◆ Goal
Print the material below exactly as it stands, please, from its first line to the line holding "from matplotlib.patches import", with no pictures.
━━━━
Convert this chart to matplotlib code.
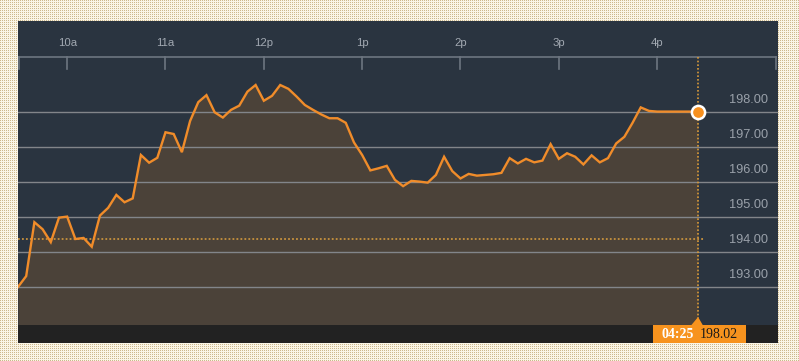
import numpy as np
import matplotlib
matplotlib.use("Agg")
import matplotlib.pyplot as plt
from matplotlib.patches import Rectangle, Polygon

# price every 5 minutes starting 9:30
prices = [193.01, 193.32, 194.86, 194.66, 194.29, 194.99, 195.02, 194.38, 194.41, 194.16,
          195.05, 195.27, 195.64, 195.43, 195.54, 196.78, 196.56, 196.70, 197.43, 197.38,
          196.86, 197.75, 198.29, 198.49, 198.00, 197.85, 198.07, 198.19, 198.59, 198.78,
          198.33, 198.47, 198.78, 198.67, 198.45, 198.21, 198.07, 197.94, 197.83, 197.83,
          197.70, 197.14, 196.78, 196.34, 196.40, 196.47, 196.07, 195.89, 196.04, 196.02,
          195.99, 196.21, 196.73, 196.32, 196.11, 196.24, 196.19, 196.21, 196.23, 196.27,
          196.69, 196.54, 196.67, 196.57, 196.62, 197.09, 196.67, 196.83, 196.73, 196.51,
          196.77, 196.57, 196.69, 197.11, 197.30, 197.70, 198.14, 198.04, 198.02, 198.02,
          198.02, 198.02, 198.02, 198.02]
hour_ticks = [30, 90, 150, 210, 270, 330, 390]   # minutes after 9:30
hour_labels = ["10a", "11a", "12p", "1p", "2p", "3p", "4p"]
y_ticks = [193, 194, 195, 196, 197, 198]
prev_close = 194.38
last_price = 198.02
last_time = "04:25"

W, H = 799, 361
fig = plt.figure(figsize=(W / 100, H / 100), dpi=100)

# dotted paper background
bg = np.ones((H, W, 3))
bg[:, :] = np.array([250, 245, 230]) / 255
bg[::2, ::2] = np.array([205, 184, 140]) / 255
fig.figimage(bg, 0, 0, zorder=-5)

# panel pixels
px0, px1, py0, py1 = 18, 778, 21, 343
ax = fig.add_axes([px0 / W, (H - py1) / H, (px1 - px0) / W, (py1 - py0) / H])
ax.set_zorder(2)
ax.set_facecolor("#2a3440")
for s in ax.spines.values():
    s.set_visible(False)
ax.set_xticks([])
ax.set_yticks([])

# pixel <-> data scales
ppm = 98.33 / 60          # px per minute
ppu = 35.0                # px per price unit
y198 = 112.3
def vy(p):                # pixel row -> price
    return 198 - (p - y198) / ppu
def vx(p):                # pixel col -> minutes
    return (p - px0) / ppm

ax.set_xlim(0, vx(px1))
ax.set_ylim(vy(py1), vy(py0))

t = np.arange(len(prices)) * 5
base = vy(325)
ax.fill_between(t, prices, base, color="#4b4239", zorder=1, lw=0)

for yv in y_ticks:
    ax.axhline(yv, color="#82858a", lw=1.0, zorder=2)
    ax.text(vx(768), yv + 12 / ppu, f"{yv:.2f}", ha="right", va="center",
            color="#9aa1aa", fontsize=9.2, family="Liberation Sans", zorder=5)

ax.plot(t, prices, color="#f08c2a", lw=1.7, zorder=4, solid_joinstyle="miter")

# previous close
ax.plot([0, vx(705)], [prev_close, prev_close], color="#c8923e", lw=1.3,
        ls=(0, (1, 1.2)), zorder=3)

# bottom strip
ax.axhspan(vy(py1), base, color="#222222", zorder=3, lw=0)

# top time axis
ytop = vy(57)
ax.plot([0, vx(776)], [ytop, ytop], color="#6d7580", lw=1.2, zorder=3)
for tx, lab in zip(hour_ticks, hour_labels):
    ax.plot([tx, tx], [ytop, vy(69)], color="#6d7580", lw=1.2, zorder=3)
    ax.text(tx, vy(43), lab, ha="center", va="center", color="#a2a9b2",
            fontsize=8.2, family="Liberation Sans")
for ex in [vx(18.5), vx(776)]:
    ax.plot([ex, ex], [ytop, vy(69)], color="#6d7580", lw=1.2, zorder=3)

# current marker
tl = t[-1]
ax.plot([tl, tl], [ytop, vy(318)], color="#d99a3a", lw=1.2, ls=(0, (1, 1.2)), zorder=3)
ax.plot(tl, last_price, "o", ms=9.5, mfc="#f7901e", mec="white", mew=1.8, zorder=6)

# label box
ax.add_patch(Rectangle((vx(653), vy(343)), vx(746) - vx(653), vy(325) - vy(343),
                       color="#f7931e", zorder=6, lw=0))
ax.add_patch(Polygon([[vx(691), vy(325.5)], [tl, vy(317)], [vx(703), vy(325.5)]],
                     closed=True, color="#f7931e", zorder=6, lw=0))
ax.text(vx(677.5), vy(335), last_time, ha="center", va="center", color="white",
        fontsize=10, family="Liberation Serif", fontweight="bold", zorder=7)
ax.text(vx(719), vy(335), f"{last_price:.2f}", ha="center", va="center", color="#1a1a1a",
        fontsize=10, family="Liberation Serif", zorder=7)

fig.savefig("out.png", dpi=100)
━━━━
◆ Response to this exercise
Convert this chart to matplotlib code.
import numpy as np
import matplotlib
matplotlib.use("Agg")
import matplotlib.pyplot as plt
from matplotlib.patches import Rectangle, Polygon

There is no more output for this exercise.